Exactly. I don’t get the “if it won’t stop every single illegal immigrant, we might as well do nothing.” There’s no way we’re EVER gonna stop ALL illegal immigrants, some are going to find a way no matter what we do. The fact of the matter is a physical and virtual fence with armed guards will stop 95%+ of illegal immigrants.
The US -Mexico border is “just a bit” longer than the border between N and S Korea. But indeed, as Perry wants to do, it takes “boots on the ground” to secure it. Unmanned walls and fences are useless.
We are talking about SECURING the border so they can’t get in, not trying to make every US citizen into an immigration enforcement agent, which doesn’t work.
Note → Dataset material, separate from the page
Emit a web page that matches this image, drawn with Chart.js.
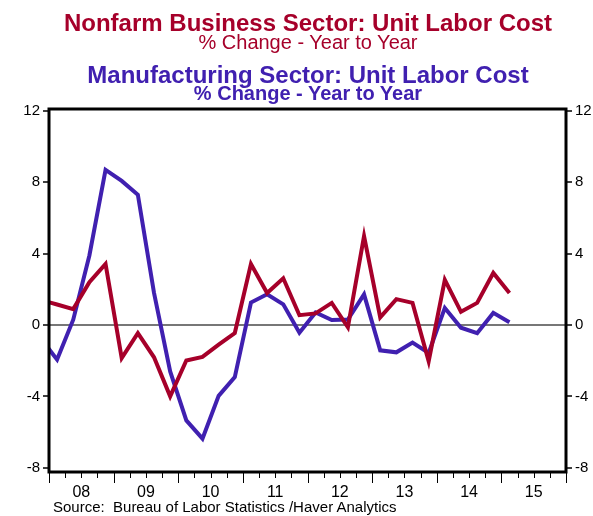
<!DOCTYPE html>
<html>
<head>
<meta charset="utf-8">
<script src="https://cdn.jsdelivr.net/npm/chart.js"></script>
<style>
body { margin: 0; background: #fff; }
#wrap { position: relative; width: 593px; height: 516px; font-family: "Liberation Sans", Arial, sans-serif; }
#chart { position: absolute; left: 0; top: 0; }
.t { position: absolute; left: 0; width: 616px; text-align: center; white-space: nowrap; }
.src { position: absolute; left: 53px; top: 499px; font: 15px/15px "Liberation Sans", Arial, sans-serif; color: #000; white-space: nowrap; }
</style>
</head>
<body>
<div id="wrap">
<canvas id="chart" width="593" height="516"></canvas>
<div class="t" style="top:11px; font:bold 24px/24px 'Liberation Sans', Arial, sans-serif; color:#a6002a">Nonfarm Business Sector: Unit Labor Cost</div>
<div class="t" style="top:32px; font:20px/20px 'Liberation Sans', Arial, sans-serif; color:#a6002a">% Change - Year to Year</div>
<div class="t" style="top:63px; font:bold 24px/24px 'Liberation Sans', Arial, sans-serif; color:#4020b0">Manufacturing Sector: Unit Labor Cost</div>
<div class="t" style="top:83px; font:bold 20px/20px 'Liberation Sans', Arial, sans-serif; color:#4020b0">% Change - Year to Year</div>
<div class="src">Source:&nbsp; Bureau of Labor Statistics /Haver Analytics</div>
</div>
<script>
// quarterly, % change year to year
const quarters = ['2007Q4',
    '2008Q1','2008Q2','2008Q3','2008Q4',
    '2009Q1','2009Q2','2009Q3','2009Q4',
    '2010Q1','2010Q2','2010Q3','2010Q4',
    '2011Q1','2011Q2','2011Q3','2011Q4',
    '2012Q1','2012Q2','2012Q3','2012Q4',
    '2013Q1','2013Q2','2013Q3','2013Q4',
    '2014Q1','2014Q2','2014Q3','2014Q4',
    '2015Q1'];
const nonfarm = [1.40,
    1.15, 0.89, 2.40, 3.42,
    -1.85, -0.46, -1.81, -4.00,
    -1.99, -1.79, -1.10, -0.45,
    3.42, 1.79, 2.62, 0.55,
    0.65, 1.24, -0.13, 4.98,
    0.43, 1.45, 1.24, -2.03,
    2.53, 0.74, 1.24, 2.92,
    1.79];
const manufacturing = [-0.76,
    -1.94, 0.30, 3.90, 8.70,
    8.08, 7.30, 1.80, -2.60,
    -5.35, -6.37, -3.97, -2.92,
    1.26, 1.72, 1.16, -0.43,
    0.70, 0.28, 0.31, 1.72,
    -1.42, -1.53, -0.98, -1.57,
    0.96, -0.15, -0.46, 0.68,
    0.15];
const yTicks = [-8, -4, 0, 4, 8, 12];
const yearLabels = ['08','09','10','11','12','13','14','15'];
const firstYear = 2008;

const red = '#a6002a';
const purple = '#4020b0';

// '2008Q1' -> middle of the quarter on a year axis
function quarterPos(q) {
    const y = +q.slice(0, 4), n = +q.slice(5);
    return y + (n - 0.5) / 4;
}
function points(vals) {
    return vals.map((v, i) => ({x: quarterPos(quarters[i]), y: v}));
}

const frame = {
    id: 'frame',
    afterDraw(chart) {
        const ctx = chart.ctx, a = chart.chartArea, xs = chart.scales.x;
        ctx.save();
        ctx.strokeStyle = '#000';
        ctx.lineWidth = 1;
        for (let i = 0; i <= yearLabels.length * 4; i++) {
            const v = firstYear + i / 4;
            const px = Math.round(xs.getPixelForValue(v)) + 0.5;
            const len = (i % 4 === 0) ? 11 : 6;
            ctx.beginPath();
            ctx.moveTo(px, a.bottom + 1);
            ctx.lineTo(px, a.bottom + len);
            ctx.stroke();
        }
        ctx.lineWidth = 3;
        ctx.strokeRect(a.left, a.top, a.right - a.left, a.bottom - a.top);
        ctx.restore();
    }
};

const yAxis = (pos, zero) => ({
    type: 'linear',
    position: pos,
    min: -8.24,
    max: 12.11,
    afterBuildTicks: s => { s.ticks = yTicks.map(v => ({value: v})); },
    afterFit: s => { s.width = pos === 'left' ? 49 : 27; },
    border: {display: false},
    grid: {
        drawOnChartArea: zero,
        color: c => c.tick && c.tick.value === 0 ? '#777' : 'rgba(0,0,0,0)',
        lineWidth: 2,
        tickColor: '#000',
        tickWidth: 1.5,
        tickLength: 6
    },
    ticks: {
        color: '#000',
        padding: 3,
        font: {family: 'Liberation Sans', size: 15}
    }
});

new Chart(document.getElementById('chart'), {
    type: 'line',
    data: {
        datasets: [{
            data: points(nonfarm),
            borderColor: red,
            backgroundColor: red,
            borderWidth: 4,
            clip: 0
        }, {
            data: points(manufacturing),
            borderColor: purple,
            backgroundColor: purple,
            borderWidth: 4,
            clip: 0
        }]
    },
    options: {
        responsive: false,
        devicePixelRatio: 1,
        animation: false,
        layout: {padding: {top: 109, left: 0, right: 0, bottom: 0}},
        elements: {
            point: {radius: 0},
            line: {tension: 0, borderJoinStyle: 'miter', borderCapStyle: 'butt'}
        },
        scales: {
            x: {
                type: 'linear',
                min: firstYear,
                max: firstYear + yearLabels.length,
                afterBuildTicks: s => {
                    s.ticks = [];
                    for (let i = 0; i <= yearLabels.length * 4; i++) s.ticks.push({value: firstYear + i / 4});
                },
                afterFit: s => { s.height = 44; },
                border: {display: false},
                grid: {display: false},
                ticks: {
                    autoSkip: false,
                    maxRotation: 0,
                    padding: 3,
                    color: '#000',
                    font: {family: 'Liberation Sans', size: 16},
                    callback: v => (v - Math.floor(v) === 0.5) ? yearLabels[Math.floor(v) - firstYear] : ''
                }
            },
            y: yAxis('left', true),
            y2: yAxis('right', false)
        },
        plugins: {
            legend: {display: false},
            tooltip: {enabled: false}
        }
    },
    plugins: [frame]
});
</script>
</body>
</html>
The “Perry is for Open Borders” people here on FR aren’t gonna like this article, Clairity.
To say that Perry has done more to secure the border than Governor Susanna Martinez, let along Jan Brewer, is patently absurd.
LaRaza Ricky does not WANT it to work! His crony pals who employ and enjoy all of the ILLEGAL cheap labor he allows are fine with the way things are! Little Ricky Perrynista is every bit as bad as Mitt or Paul. How so many are fooled by this fraud is really a case.
An estimated 100,000 illegal immigrants have left Arizona. A Department of Homeland Security report on illegal immigrants estimates Arizona's illegal immigrant population peaked in 2008 at 560,000, and a year later dipped to 460,000.